DATASET RECORDS:
+--

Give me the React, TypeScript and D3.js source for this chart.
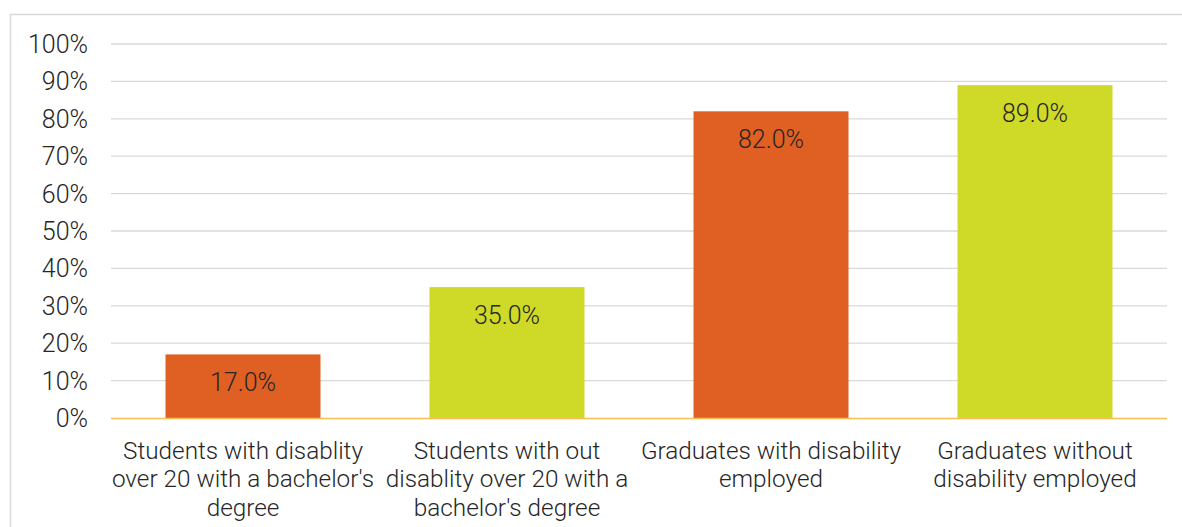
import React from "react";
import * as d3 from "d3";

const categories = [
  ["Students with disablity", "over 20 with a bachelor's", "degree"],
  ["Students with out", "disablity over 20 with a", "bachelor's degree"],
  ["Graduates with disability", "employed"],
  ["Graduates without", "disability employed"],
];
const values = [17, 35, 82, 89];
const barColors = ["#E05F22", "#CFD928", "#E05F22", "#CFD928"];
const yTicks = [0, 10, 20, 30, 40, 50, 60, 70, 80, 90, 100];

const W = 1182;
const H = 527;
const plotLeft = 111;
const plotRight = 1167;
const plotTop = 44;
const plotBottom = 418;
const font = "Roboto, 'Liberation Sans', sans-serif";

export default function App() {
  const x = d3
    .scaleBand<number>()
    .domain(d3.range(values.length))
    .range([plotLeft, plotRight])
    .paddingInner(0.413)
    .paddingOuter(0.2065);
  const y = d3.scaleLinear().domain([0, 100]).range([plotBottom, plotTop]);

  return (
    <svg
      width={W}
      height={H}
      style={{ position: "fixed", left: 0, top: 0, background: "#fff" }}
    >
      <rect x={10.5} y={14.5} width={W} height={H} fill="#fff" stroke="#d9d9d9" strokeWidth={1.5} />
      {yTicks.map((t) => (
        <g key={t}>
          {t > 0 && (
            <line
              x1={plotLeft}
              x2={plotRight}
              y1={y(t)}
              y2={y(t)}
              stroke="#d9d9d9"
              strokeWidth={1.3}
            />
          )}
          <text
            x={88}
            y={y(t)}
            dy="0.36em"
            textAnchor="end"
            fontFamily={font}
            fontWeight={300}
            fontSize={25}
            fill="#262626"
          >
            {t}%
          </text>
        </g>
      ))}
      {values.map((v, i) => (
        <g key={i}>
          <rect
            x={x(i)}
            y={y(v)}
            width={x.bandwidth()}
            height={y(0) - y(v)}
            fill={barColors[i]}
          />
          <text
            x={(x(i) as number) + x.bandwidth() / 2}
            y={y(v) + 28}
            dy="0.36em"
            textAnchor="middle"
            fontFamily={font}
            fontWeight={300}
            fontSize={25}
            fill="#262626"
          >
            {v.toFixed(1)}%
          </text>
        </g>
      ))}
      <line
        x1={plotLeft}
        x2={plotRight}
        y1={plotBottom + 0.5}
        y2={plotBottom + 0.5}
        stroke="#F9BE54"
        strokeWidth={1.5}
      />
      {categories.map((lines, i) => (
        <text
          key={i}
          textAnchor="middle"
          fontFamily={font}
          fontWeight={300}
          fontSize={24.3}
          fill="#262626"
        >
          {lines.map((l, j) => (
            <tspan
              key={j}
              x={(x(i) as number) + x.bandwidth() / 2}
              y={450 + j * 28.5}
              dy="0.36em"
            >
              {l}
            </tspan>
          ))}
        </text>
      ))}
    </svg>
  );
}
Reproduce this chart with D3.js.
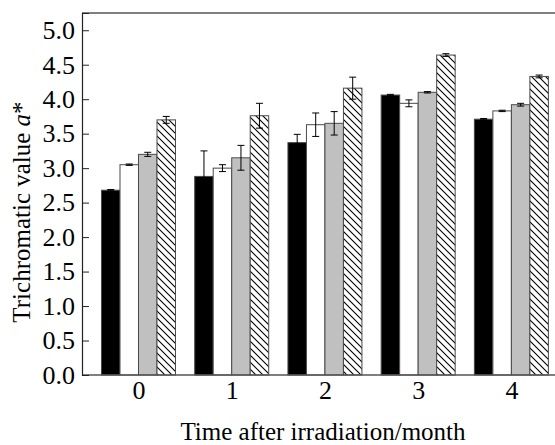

+--

WHAT TO DO: Every line containing the string "React" must be listed.

THE COMPLETED TASK:
Give me the React, TypeScript and D3.js source for this chart.
import React from "react";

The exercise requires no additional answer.